◆ **What to do**: Read the listing below and copy out every line that holds "with".

◆ **Items**:
[START]
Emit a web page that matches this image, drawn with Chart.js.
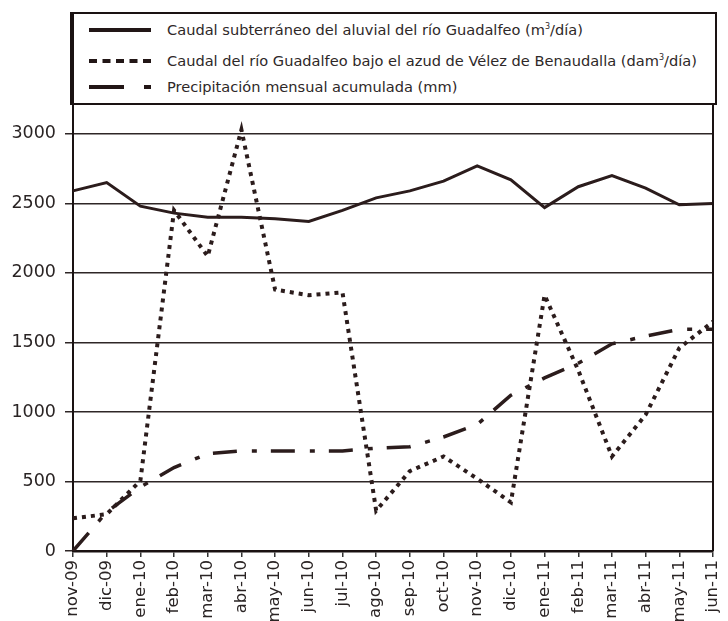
[END]
[START]
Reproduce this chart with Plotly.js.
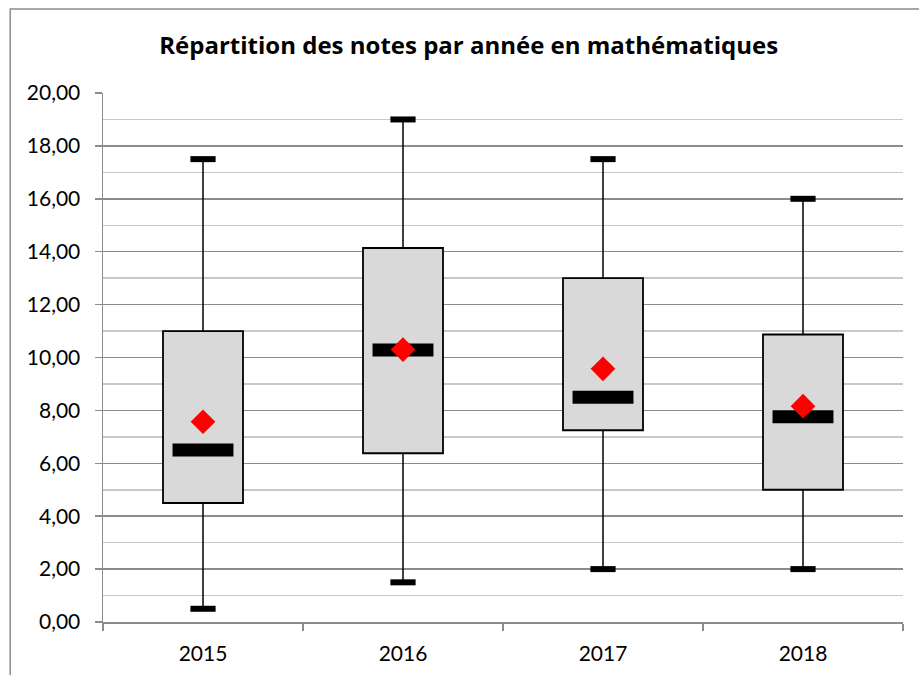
[END]
[START]
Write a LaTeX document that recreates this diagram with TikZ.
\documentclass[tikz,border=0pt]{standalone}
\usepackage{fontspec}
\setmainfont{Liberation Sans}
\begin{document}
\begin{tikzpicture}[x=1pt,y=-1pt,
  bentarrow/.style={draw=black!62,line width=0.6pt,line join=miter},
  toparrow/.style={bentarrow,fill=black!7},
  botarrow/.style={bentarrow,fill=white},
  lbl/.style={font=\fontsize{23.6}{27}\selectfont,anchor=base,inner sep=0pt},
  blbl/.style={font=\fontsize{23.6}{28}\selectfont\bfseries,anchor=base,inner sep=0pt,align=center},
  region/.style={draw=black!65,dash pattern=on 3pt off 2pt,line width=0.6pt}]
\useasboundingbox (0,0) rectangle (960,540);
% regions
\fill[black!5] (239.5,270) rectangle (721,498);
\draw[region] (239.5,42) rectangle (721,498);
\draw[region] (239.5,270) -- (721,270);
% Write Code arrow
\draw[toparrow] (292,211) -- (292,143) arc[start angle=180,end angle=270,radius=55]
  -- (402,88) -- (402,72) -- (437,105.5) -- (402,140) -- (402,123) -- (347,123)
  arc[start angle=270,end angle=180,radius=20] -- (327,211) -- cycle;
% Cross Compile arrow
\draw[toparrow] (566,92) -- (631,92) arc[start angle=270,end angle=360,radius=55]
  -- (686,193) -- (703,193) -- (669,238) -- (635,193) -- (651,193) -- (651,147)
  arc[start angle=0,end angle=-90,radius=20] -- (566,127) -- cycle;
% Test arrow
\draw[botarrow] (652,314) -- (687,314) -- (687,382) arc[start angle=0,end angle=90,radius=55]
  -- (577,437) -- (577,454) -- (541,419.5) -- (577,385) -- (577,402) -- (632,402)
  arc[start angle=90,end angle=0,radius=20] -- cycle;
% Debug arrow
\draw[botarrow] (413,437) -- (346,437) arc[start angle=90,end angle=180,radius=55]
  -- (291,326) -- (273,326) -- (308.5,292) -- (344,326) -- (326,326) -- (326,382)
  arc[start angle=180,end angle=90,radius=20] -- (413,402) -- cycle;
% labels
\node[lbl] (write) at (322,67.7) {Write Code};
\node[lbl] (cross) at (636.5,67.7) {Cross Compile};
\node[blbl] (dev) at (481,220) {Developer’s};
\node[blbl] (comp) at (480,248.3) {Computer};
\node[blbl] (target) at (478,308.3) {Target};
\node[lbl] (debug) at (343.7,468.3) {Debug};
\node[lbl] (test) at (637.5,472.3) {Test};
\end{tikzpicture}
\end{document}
[END]
◆ **Complete answer**:
Emit a web page that matches this image, drawn with Chart.js.
Reproduce this chart with Plotly.js.
Write a LaTeX document that recreates this diagram with TikZ.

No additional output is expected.